Information shown:
§

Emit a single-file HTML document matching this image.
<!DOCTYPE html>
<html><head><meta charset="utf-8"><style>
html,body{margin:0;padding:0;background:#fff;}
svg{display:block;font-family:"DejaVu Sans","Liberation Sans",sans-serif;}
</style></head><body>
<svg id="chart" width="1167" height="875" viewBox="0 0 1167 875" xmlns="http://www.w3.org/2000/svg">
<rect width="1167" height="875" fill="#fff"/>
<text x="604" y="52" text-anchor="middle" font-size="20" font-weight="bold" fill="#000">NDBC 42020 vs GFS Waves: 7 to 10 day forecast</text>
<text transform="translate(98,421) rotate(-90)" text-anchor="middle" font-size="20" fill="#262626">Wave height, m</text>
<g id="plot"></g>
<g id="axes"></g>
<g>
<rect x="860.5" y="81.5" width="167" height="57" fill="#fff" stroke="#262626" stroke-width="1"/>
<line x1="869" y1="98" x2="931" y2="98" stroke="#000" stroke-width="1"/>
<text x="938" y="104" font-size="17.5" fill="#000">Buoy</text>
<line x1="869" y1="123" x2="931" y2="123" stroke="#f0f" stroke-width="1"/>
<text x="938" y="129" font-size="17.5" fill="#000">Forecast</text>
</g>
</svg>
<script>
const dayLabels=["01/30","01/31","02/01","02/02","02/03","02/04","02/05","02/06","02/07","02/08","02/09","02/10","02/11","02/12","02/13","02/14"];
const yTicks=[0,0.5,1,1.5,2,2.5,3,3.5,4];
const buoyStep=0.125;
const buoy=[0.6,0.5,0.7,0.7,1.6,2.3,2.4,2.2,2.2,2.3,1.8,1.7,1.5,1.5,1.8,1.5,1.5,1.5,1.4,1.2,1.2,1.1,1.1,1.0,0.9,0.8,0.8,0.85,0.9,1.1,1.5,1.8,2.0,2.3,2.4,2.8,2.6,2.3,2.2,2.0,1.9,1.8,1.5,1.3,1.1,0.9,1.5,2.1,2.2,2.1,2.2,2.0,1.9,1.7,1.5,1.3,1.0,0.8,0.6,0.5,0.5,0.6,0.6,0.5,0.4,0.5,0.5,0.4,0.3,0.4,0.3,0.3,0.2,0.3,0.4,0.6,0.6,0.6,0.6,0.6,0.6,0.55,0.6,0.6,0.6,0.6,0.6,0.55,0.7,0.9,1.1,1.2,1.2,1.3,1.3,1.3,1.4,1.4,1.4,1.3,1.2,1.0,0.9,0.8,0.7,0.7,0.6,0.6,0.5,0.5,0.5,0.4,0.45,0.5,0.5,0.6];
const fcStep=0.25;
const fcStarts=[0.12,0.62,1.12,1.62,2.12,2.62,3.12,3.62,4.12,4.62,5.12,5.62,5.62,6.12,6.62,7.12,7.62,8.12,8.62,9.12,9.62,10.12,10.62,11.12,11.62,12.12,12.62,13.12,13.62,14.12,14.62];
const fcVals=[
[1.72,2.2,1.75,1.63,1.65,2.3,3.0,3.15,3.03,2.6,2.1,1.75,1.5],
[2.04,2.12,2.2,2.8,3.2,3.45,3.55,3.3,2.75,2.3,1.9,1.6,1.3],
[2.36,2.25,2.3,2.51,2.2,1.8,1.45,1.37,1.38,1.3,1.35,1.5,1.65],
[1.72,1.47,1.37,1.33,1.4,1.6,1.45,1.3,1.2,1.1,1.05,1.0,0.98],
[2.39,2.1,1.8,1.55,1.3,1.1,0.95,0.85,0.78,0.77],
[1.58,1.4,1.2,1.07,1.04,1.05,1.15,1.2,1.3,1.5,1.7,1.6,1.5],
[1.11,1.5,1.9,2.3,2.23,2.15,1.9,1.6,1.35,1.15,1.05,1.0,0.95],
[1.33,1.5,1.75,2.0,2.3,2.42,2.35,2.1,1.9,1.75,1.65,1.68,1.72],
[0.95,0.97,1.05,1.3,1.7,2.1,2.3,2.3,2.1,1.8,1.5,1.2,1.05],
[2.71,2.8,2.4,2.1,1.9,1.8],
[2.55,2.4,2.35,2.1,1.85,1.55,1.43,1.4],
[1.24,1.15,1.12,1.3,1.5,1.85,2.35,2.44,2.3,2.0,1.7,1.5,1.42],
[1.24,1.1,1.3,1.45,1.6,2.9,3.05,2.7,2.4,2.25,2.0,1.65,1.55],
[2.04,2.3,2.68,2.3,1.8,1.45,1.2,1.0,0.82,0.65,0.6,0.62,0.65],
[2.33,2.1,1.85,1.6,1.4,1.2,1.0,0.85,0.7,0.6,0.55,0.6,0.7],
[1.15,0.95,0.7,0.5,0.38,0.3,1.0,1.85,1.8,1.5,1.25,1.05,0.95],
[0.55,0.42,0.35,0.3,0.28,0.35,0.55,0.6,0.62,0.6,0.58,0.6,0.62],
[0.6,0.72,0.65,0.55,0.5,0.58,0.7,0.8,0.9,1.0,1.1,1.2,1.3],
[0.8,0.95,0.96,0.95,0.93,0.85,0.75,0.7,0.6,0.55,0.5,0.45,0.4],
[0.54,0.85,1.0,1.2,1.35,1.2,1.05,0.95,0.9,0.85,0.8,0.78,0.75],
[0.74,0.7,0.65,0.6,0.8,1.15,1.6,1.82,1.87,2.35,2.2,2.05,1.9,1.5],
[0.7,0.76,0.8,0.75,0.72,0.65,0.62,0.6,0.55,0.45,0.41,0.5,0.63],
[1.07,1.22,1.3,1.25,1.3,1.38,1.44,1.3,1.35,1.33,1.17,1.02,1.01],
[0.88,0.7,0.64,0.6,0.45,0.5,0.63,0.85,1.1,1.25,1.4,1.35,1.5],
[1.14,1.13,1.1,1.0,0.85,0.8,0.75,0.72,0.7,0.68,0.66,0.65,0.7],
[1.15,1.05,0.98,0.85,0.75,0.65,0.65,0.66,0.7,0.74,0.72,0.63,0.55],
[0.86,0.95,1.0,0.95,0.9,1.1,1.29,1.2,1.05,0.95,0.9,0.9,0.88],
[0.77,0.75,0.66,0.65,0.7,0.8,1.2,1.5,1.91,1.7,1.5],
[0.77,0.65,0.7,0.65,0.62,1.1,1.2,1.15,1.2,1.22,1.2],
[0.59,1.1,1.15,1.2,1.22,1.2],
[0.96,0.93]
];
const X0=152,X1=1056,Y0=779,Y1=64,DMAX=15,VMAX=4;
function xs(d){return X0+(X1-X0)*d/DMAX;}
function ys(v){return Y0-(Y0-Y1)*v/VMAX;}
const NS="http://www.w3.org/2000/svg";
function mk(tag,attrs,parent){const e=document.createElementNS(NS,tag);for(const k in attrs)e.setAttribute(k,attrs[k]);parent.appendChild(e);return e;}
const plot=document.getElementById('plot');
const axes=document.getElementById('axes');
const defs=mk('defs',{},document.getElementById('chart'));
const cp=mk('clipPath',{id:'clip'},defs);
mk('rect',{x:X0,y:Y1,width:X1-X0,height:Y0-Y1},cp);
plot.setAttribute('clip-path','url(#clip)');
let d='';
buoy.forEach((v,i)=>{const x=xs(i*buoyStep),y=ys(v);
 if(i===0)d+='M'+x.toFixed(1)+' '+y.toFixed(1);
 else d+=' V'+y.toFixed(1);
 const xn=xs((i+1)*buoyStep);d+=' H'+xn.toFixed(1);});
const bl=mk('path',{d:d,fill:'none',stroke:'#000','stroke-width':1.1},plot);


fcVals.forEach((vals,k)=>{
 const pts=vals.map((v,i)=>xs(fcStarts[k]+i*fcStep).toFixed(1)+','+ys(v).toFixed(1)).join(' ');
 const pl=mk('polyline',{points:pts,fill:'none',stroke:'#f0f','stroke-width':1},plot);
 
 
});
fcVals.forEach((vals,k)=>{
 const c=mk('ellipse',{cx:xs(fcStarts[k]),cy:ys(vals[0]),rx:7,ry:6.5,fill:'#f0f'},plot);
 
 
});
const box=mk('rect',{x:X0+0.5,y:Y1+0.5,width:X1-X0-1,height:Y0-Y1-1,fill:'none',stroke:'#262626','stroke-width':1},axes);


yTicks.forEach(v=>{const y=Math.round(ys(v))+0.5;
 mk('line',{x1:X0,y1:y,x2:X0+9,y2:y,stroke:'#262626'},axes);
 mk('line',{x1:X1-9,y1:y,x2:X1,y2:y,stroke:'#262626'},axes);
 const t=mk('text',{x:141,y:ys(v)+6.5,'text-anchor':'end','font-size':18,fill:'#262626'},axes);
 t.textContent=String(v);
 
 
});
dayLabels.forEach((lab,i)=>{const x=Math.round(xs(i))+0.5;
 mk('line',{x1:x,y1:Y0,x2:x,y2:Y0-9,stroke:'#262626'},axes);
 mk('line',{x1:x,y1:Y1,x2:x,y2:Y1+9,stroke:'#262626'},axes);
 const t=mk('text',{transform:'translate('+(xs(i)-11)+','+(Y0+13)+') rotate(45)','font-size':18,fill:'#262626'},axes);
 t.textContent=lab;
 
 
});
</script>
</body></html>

§

Job:
Pick out each line in the material containing "document".

Exercise answer:
Emit a single-file HTML document matching this image.
function mk(tag,attrs,parent){const e=document.createElementNS(NS,tag);for(const k in attrs)e.setAttribute(k,attrs[k]);parent.appendChild(e);return e;}
const plot=document.getElementById('plot');
const axes=document.getElementById('axes');
const defs=mk('defs',{},document.getElementById('chart'));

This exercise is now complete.